Ma quel che ha fatto scalpore è stato il gigantesco buyback di titoli propri per 20 miliardi di dollari. Non è stato precisato l’arco di tempo in cui questi acquisti saranno effettuati, ma il Chief Financial Officer Mark Mason ha affermato che 1,5 miliardi saranno riacquistati nel primo trimestre di quest’anno. Nel 2024 Citigroup ha restituito ai soci 6,7 miliardi tra dividend e buyback, 2,1 miliardi soltanto nel quarto trimestre. Il payout ratio (la quota di utili distribuiti) è stato del 58% Alla FDIC nel 2023 la banca aveva versato 1,7 miliardi di dollari, poi c’era stato un impatto da 1,3 miliardi per il rischio in Russia e Argentina e quest’ultima aveva comportato anche un impatto valutario da 880 milioni cui si erano aggiunti 781 milioni di spese di ristrutturazione, per un impatto complessivo dopo le imposte di 3,8 miliardi di dollari al quale va ricondotta la perdita citata. Niente in confronto le poste straordinarie da 94 milioni nel quarto trimestre del 2024.

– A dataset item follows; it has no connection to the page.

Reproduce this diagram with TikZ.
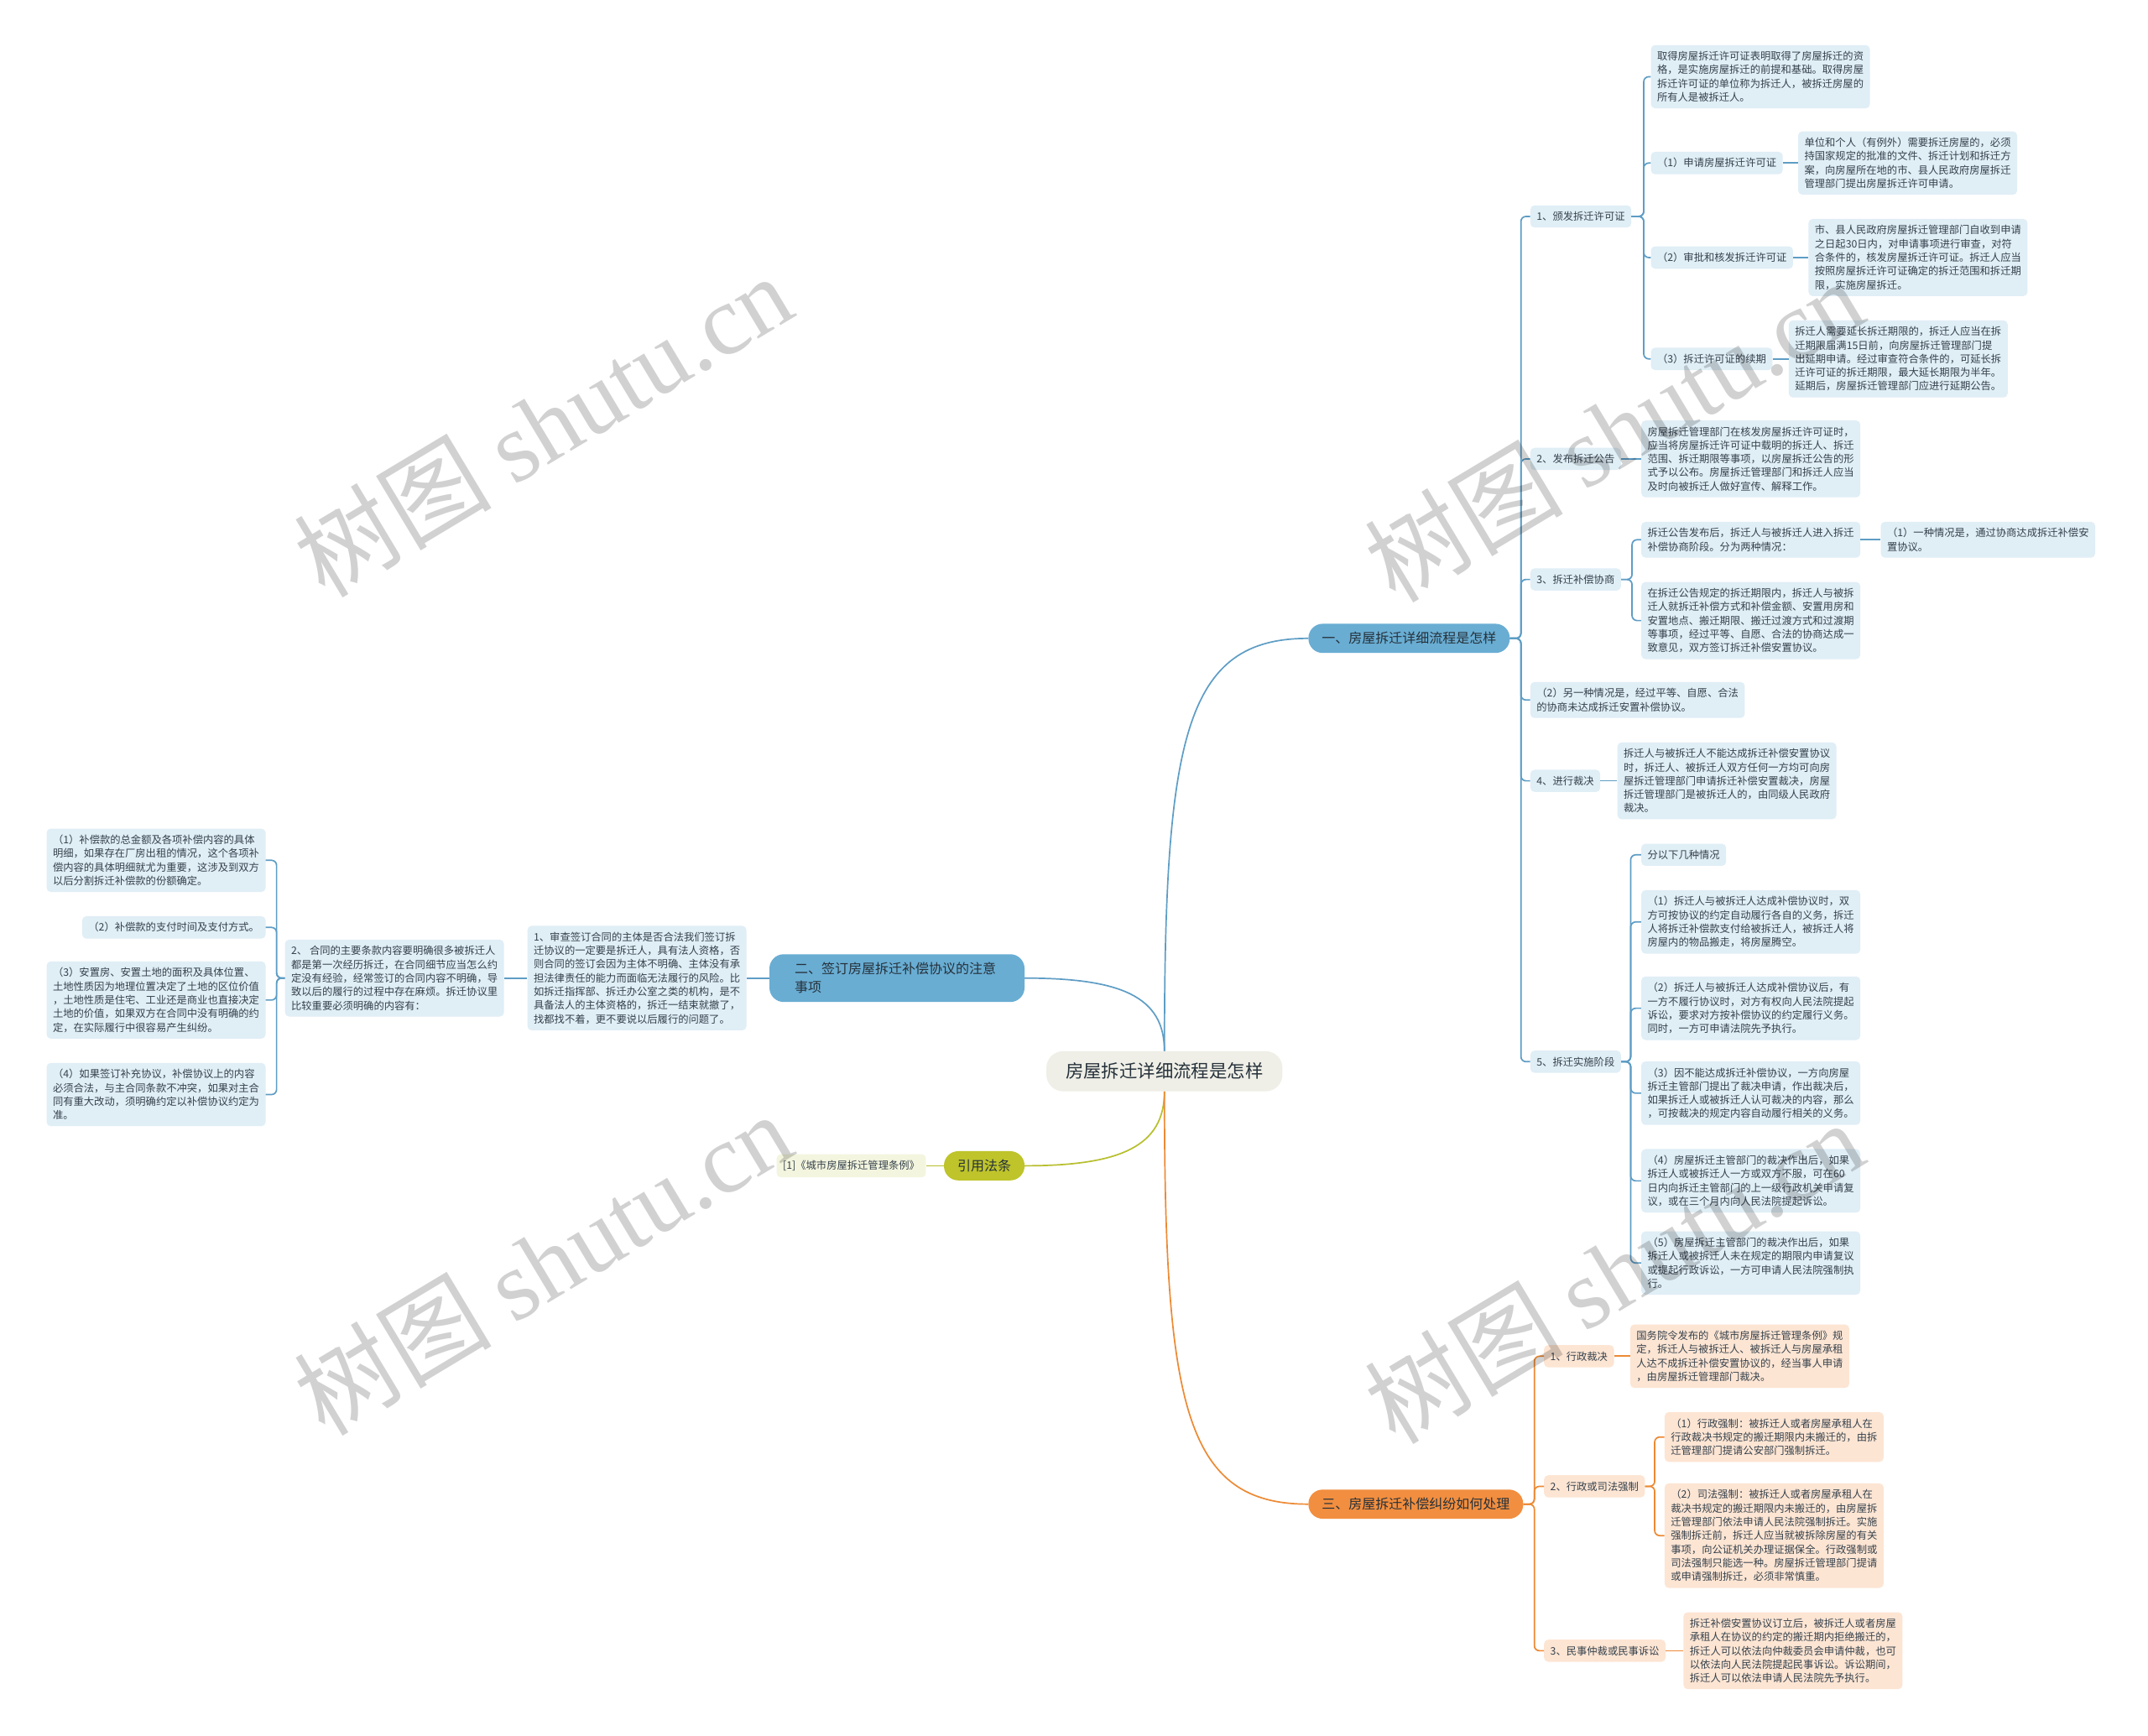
\documentclass[tikz,border=0pt]{standalone}
\usepackage{fontspec}
\setmainfont{Noto Sans CJK SC}
\newfontfamily\wmfont{Liberation Serif}
\usetikzlibrary{positioning}
\definecolor{cBlueLine}{HTML}{5E9DC5}
\definecolor{cBlueMain}{HTML}{69ADD3}
\definecolor{cBlueLeaf}{HTML}{E0EEF6}
\definecolor{cOrgLine}{HTML}{EC8A34}
\definecolor{cOrgMain}{HTML}{F28E3F}
\definecolor{cOrgLeaf}{HTML}{FDE5D3}
\definecolor{cGrnLine}{HTML}{B7BF2C}
\definecolor{cGrnMain}{HTML}{BEC42A}
\definecolor{cGrnLeaf}{HTML}{F3F5DE}
\definecolor{cRoot}{HTML}{EFEFE7}
\definecolor{cText}{HTML}{35414C}
\definecolor{cMainText}{HTML}{26313A}
\tikzset{rootnode/.style={rounded corners=20pt,fill=cRoot,text=cMainText,
		inner xsep=23pt,inner ysep=14pt,font=\fontsize{21.4}{26}\selectfont},
	mainnode/.style={rounded corners=17pt,inner xsep=16pt,inner ysep=10pt,
		align=left,text=cMainText,font=\fontsize{16}{22}\selectfont},
	bmain/.style={mainnode,fill=cBlueMain},
	omain/.style={mainnode,fill=cOrgMain},
	gmain/.style={mainnode,fill=cGrnMain},
	base/.style={rounded corners=5pt,inner xsep=7.5pt,inner ysep=7.5pt,
		align=left,text=cText,font=\fontsize{12.3}{16.3}\selectfont},
	bbox/.style={base,fill=cBlueLeaf},
	obox/.style={base,fill=cOrgLeaf},
	gbox/.style={base,fill=cGrnLeaf},
	blink/.style={draw=cBlueLine,line width=1.7pt,rounded corners=6pt},
	olink/.style={draw=cOrgLine,line width=1.7pt,rounded corners=6pt},
	glink/.style={draw=cGrnLine,line width=1.7pt,rounded corners=6pt},
	elbow/.style={to path={-- ++(#1,0) |- (\tikztotarget)}},
	wm/.style={rotate=31,text=black,text opacity=0.18,font=\fontsize{118}{118}\selectfont}}

\begin{document}
\begin{tikzpicture}[x=1.6327pt,y=-1.6327pt]
\fill[white] (0,0) rectangle (1568,1267);
\useasboundingbox (0,0) rectangle (1568,1267);

\node[rootnode] (root) at (850,782) {房屋拆迁详细流程是怎样};
\node[bmain,anchor=west] (b1) at (955,466) {一、房屋拆迁详细流程是怎样};
\node[bmain,anchor=east,text width=244pt,inner xsep=30pt] (b2) at (748,714) {二、签订房屋拆迁补偿协议的注意\\事项};
\node[gmain,anchor=east] (b4) at (748,851) {引用法条};
\node[omain,anchor=west] (b3) at (955,1098) {三、房屋拆迁补偿纠纷如何处理};

\node[bbox,anchor=west] (s1) at (1117,158) {1、颁发拆迁许可证};
\node[bbox,anchor=west] (s2) at (1117,335) {2、发布拆迁公告};
\node[bbox,anchor=west] (s3) at (1117,423) {3、拆迁补偿协商};
\node[bbox,anchor=west] (s4) at (1117,511) {（2）另一种情况是，经过平等、自愿、合法\\的协商未达成拆迁安置补偿协议。};
\node[bbox,anchor=west] (s5) at (1117,570) {4、进行裁决};
\node[bbox,anchor=west] (s6) at (1117,775) {5、拆迁实施阶段};

\node[bbox,anchor=west] (s1a) at (1205,56) {取得房屋拆迁许可证表明取得了房屋拆迁的资\\格，是实施房屋拆迁的前提和基础。取得房屋\\拆迁许可证的单位称为拆迁人，被拆迁房屋的\\所有人是被拆迁人。};
\node[bbox,anchor=west] (s1b) at (1205,119) {（1）申请房屋拆迁许可证};
\node[bbox,right=18pt of s1b] (s1bx) {单位和个人（有例外）需要拆迁房屋的，必须\\持国家规定的批准的文件、拆迁计划和拆迁方\\案，向房屋所在地的市、县人民政府房屋拆迁\\管理部门提出房屋拆迁许可申请。};
\node[bbox,anchor=west] (s1c) at (1205,188) {（2）审批和核发拆迁许可证};
\node[bbox,right=18pt of s1c] (s1cx) {市、县人民政府房屋拆迁管理部门自收到申请\\之日起30日内，对申请事项进行审查，对符\\合条件的，核发房屋拆迁许可证。拆迁人应当\\按照房屋拆迁许可证确定的拆迁范围和拆迁期\\限，实施房屋拆迁。};
\node[bbox,anchor=west] (s1d) at (1205,262) {（3）拆迁许可证的续期};
\node[bbox,right=19pt of s1d] (s1dx) {拆迁人需要延长拆迁期限的，拆迁人应当在拆\\迁期限届满15日前，向房屋拆迁管理部门提\\出延期申请。经过审查符合条件的，可延长拆\\迁许可证的拆迁期限，最大延长期限为半年。\\延期后，房屋拆迁管理部门应进行延期公告。};

\node[bbox,anchor=west] (s2x) at (1198,335) {房屋拆迁管理部门在核发房屋拆迁许可证时，\\应当将房屋拆迁许可证中载明的拆迁人、拆迁\\范围、拆迁期限等事项，以房屋拆迁公告的形\\式予以公布。房屋拆迁管理部门和拆迁人应当\\及时向被拆迁人做好宣传、解释工作。};
\node[bbox,anchor=west] (s3a) at (1198,394) {拆迁公告发布后，拆迁人与被拆迁人进入拆迁\\补偿协商阶段。分为两种情况：};
\node[bbox,right=24pt of s3a] (s3ax) {（1）一种情况是，通过协商达成拆迁补偿安\\置协议。};
\node[bbox,anchor=west] (s3b) at (1198,453) {在拆迁公告规定的拆迁期限内，拆迁人与被拆\\迁人就拆迁补偿方式和补偿金额、安置用房和\\安置地点、搬迁期限、搬迁过渡方式和过渡期\\等事项，经过平等、自愿、合法的协商达成一\\致意见，双方签订拆迁补偿安置协议。};
\node[bbox,right=20pt of s5] (s5x) {拆迁人与被拆迁人不能达成拆迁补偿安置协议\\时，拆迁人、被拆迁人双方任何一方均可向房\\屋拆迁管理部门申请拆迁补偿安置裁决，房屋\\拆迁管理部门是被拆迁人的，由同级人民政府\\裁决。};

\node[bbox,anchor=west] (s6a) at (1198,624) {分以下几种情况};
\node[bbox,anchor=west] (s6b) at (1198,673) {（1）拆迁人与被拆迁人达成补偿协议时，双\\方可按协议的约定自动履行各自的义务，拆迁\\人将拆迁补偿款支付给被拆迁人，被拆迁人将\\房屋内的物品搬走，将房屋腾空。};
\node[bbox,anchor=west] (s6c) at (1198,736) {（2）拆迁人与被拆迁人达成补偿协议后，有\\一方不履行协议时，对方有权向人民法院提起\\诉讼，要求对方按补偿协议的约定履行义务。\\同时，一方可申请法院先予执行。};
\node[bbox,anchor=west] (s6d) at (1198,798) {（3）因不能达成拆迁补偿协议，一方向房屋\\拆迁主管部门提出了裁决申请，作出裁决后，\\如果拆迁人或被拆迁人认可裁决的内容，那么\\，可按裁决的规定内容自动履行相关的义务。};
\node[bbox,anchor=west] (s6e) at (1198,862) {（4）房屋拆迁主管部门的裁决作出后，如果\\拆迁人或被拆迁人一方或双方不服，可在60\\日内向拆迁主管部门的上一级行政机关申请复\\议，或在三个月内向人民法院提起诉讼。};
\node[bbox,anchor=west] (s6f) at (1198,922) {（5）房屋拆迁主管部门的裁决作出后，如果\\拆迁人或被拆迁人未在规定的期限内申请复议\\或提起行政诉讼，一方可申请人民法院强制执\\行。};

\node[obox,anchor=west] (t1) at (1127,990) {1、行政裁决};
\node[obox,right=19pt of t1] (t1x) {国务院令发布的《城市房屋拆迁管理条例》规\\定，拆迁人与被拆迁人、被拆迁人与房屋承租\\人达不成拆迁补偿安置协议的，经当事人申请\\，由房屋拆迁管理部门裁决。};
\node[obox,anchor=west] (t2) at (1127,1085) {2、行政或司法强制};
\node[obox,anchor=west] (t2a) at (1215,1049) {（1）行政强制：被拆迁人或者房屋承租人在\\行政裁决书规定的搬迁期限内未搬迁的，由拆\\迁管理部门提请公安部门强制拆迁。};
\node[obox,anchor=west] (t2b) at (1215,1121) {（2）司法强制：被拆迁人或者房屋承租人在\\裁决书规定的搬迁期限内未搬迁的，由房屋拆\\迁管理部门依法申请人民法院强制拆迁。实施\\强制拆迁前，拆迁人应当就被拆除房屋的有关\\事项，向公证机关办理证据保全。行政强制或\\司法强制只能选一种。房屋拆迁管理部门提请\\或申请强制拆迁，必须非常慎重。};
\node[obox,anchor=west] (t3) at (1127,1205) {3、民事仲裁或民事诉讼};
\node[obox,right=21pt of t3] (t3x) {拆迁补偿安置协议订立后，被拆迁人或者房屋\\承租人在协议的约定的搬迁期内拒绝搬迁的，\\拆迁人可以依法向仲裁委员会申请仲裁，也可\\以依法向人民法院提起民事诉讼。诉讼期间，\\拆迁人可以依法申请人民法院先予执行。};

\node[bbox,anchor=east] (l1) at (545,714) {1、审查签订合同的主体是否合法我们签订拆\\迁协议的一定要是拆迁人，具有法人资格，否\\则合同的签订会因为主体不明确、主体没有承\\担法律责任的能力而面临无法履行的风险。比\\如拆迁指挥部、拆迁办公室之类的机构，是不\\具备法人的主体资格的，拆迁一结束就撤了，\\找都找不着，更不要说以后履行的问题了。};
\node[bbox,anchor=east] (l2) at (368,714) {2、 合同的主要条款内容要明确很多被拆迁人\\都是第一次经历拆迁，在合同细节应当怎么约\\定没有经验，经常签订的合同内容不明确，导\\致以后的履行的过程中存在麻烦。拆迁协议里\\比较重要必须明确的内容有：};
\node[bbox,anchor=east] (l2a) at (194,628) {（1）补偿款的总金额及各项补偿内容的具体\\明细，如果存在厂房出租的情况，这个各项补\\偿内容的具体明细就尤为重要，这涉及到双方\\以后分割拆迁补偿款的份额确定。};
\node[bbox,anchor=east] (l2b) at (194,677) {（2）补偿款的支付时间及支付方式。};
\node[bbox,anchor=east] (l2c) at (194,730) {（3）安置房、安置土地的面积及具体位置、\\土地性质因为地理位置决定了土地的区位价值\\，土地性质是住宅、工业还是商业也直接决定\\土地的价值，如果双方在合同中没有明确的约\\定，在实际履行中很容易产生纠纷。};
\node[bbox,anchor=east] (l2d) at (194,799) {（4）如果签订补充协议，补偿协议上的内容\\必须合法，与主合同条款不冲突，如果对主合\\同有重大改动，须明确约定以补偿协议约定为\\准。};
\node[gbox,anchor=east] (g1) at (676,851) {[1]《城市房屋拆迁管理条例》};

\draw[blink] (root.north) .. controls +(0,-230) and +(-90,0) .. (b1.west);
\draw[blink] (root.north) .. controls +(0,-40) and +(70,0) .. (b2.east);
\draw[glink] (root.south) .. controls +(0,40) and +(70,0) .. (b4.east);
\draw[olink] (root.south) .. controls +(0,230) and +(-90,0) .. (b3.west);

\foreach \c in {s1,s2,s3,s4,s5,s6}
	\draw[blink] (b1.east) to[elbow=8] (\c.west);
\foreach \c in {s1a,s1b,s1c,s1d}
	\draw[blink] (s1.east) to[elbow=9] (\c.west);
\draw[blink] (s1b.east) -- (s1bx.west);
\draw[blink] (s1c.east) -- (s1cx.west);
\draw[blink] (s1d.east) -- (s1dx.west);
\draw[blink] (s2.east) -- (s2x.west);
\foreach \c in {s3a,s3b}
	\draw[blink] (s3.east) to[elbow=8] (\c.west);
\draw[blink] (s3a.east) -- (s3ax.west);
\draw[blink] (s5.east) -- (s5x.west);
\foreach \c in {s6a,s6b,s6c,s6d,s6e,s6f}
	\draw[blink] (s6.east) to[elbow=7] (\c.west);

\draw[blink] (b2.west) -- (l1.east);
\draw[blink] (l1.west) -- (l2.east);
\foreach \c in {l2a,l2b,l2c,l2d}
	\draw[blink] (l2.west) to[elbow=-6] (\c.east);
\draw[glink] (b4.west) -- (g1.east);

\foreach \c in {t1,t2,t3}
	\draw[olink] (b3.east) to[elbow=8] (\c.west);
\draw[olink] (t1.east) -- (t1x.west);
\foreach \c in {t2a,t2b}
	\draw[olink] (t2.east) to[elbow=7] (\c.west);
\draw[olink] (t3.east) -- (t3x.west);

\node[wm] (wm1) at (396,310) {树图 {\wmfont shutu.cn}};
\node[wm] (wm2) at (1178,314) {树图 {\wmfont shutu.cn}};
\node[wm] (wm3) at (396,922) {树图 {\wmfont shutu.cn}};
\node[wm] (wm4) at (1178,928) {树图 {\wmfont shutu.cn}};
\end{tikzpicture}
\end{document}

Banche USA, Morgan Stanley profitti trimestrali +145%

Morgan Stanley non ha fatto eccezioni. Il gruppo ha più che raddoppiato i profitti portandoli a 3,71 miliardi di dollari nel trimestre (+145%). I 2,22 dollari di utili per azione hanno superato nettamente gli 1,70 dollari attesi dagli analisti del consensus LSEG. I ricavi da 16,22 miliardi di dollari (+26%) hanno battuto le stime poste a 15,03 miliardi. Lo scorso anno il gruppo ha ricomprato titoli propri per 3,3 miliardi di dollari e il prossimo 14 febbraio pagherà un dividendo trimestrale in ulteriore crescita a 0,925 dollari.

La banca guidata da Ted Pick ha pagato nel 2023 353 milioni di dollari in liquidazioni ai dipendenti in uscita e 286 milioni di dollari alla FDIC pro-quota per aiutare il sistema a superare la crisi delle banche regionali. Altri 249 milioni sono andati a oneri legali per chiudere un’indagine penale della SEC che aveva portato alla luce la condotta di due trader della banca che avevano rivelato l’abuso di informazioni privilegiate su contrattazioni ai blocchi, una condotta che aveva fruttato decine di milioni di dollari. Altri 293 milioni sono stati investiti nel 2023 nell’integrazione. Il 2024 ha visto la crescita delle attività dei clienti di Morgan Stanley a 7,9 trilioni di dollari.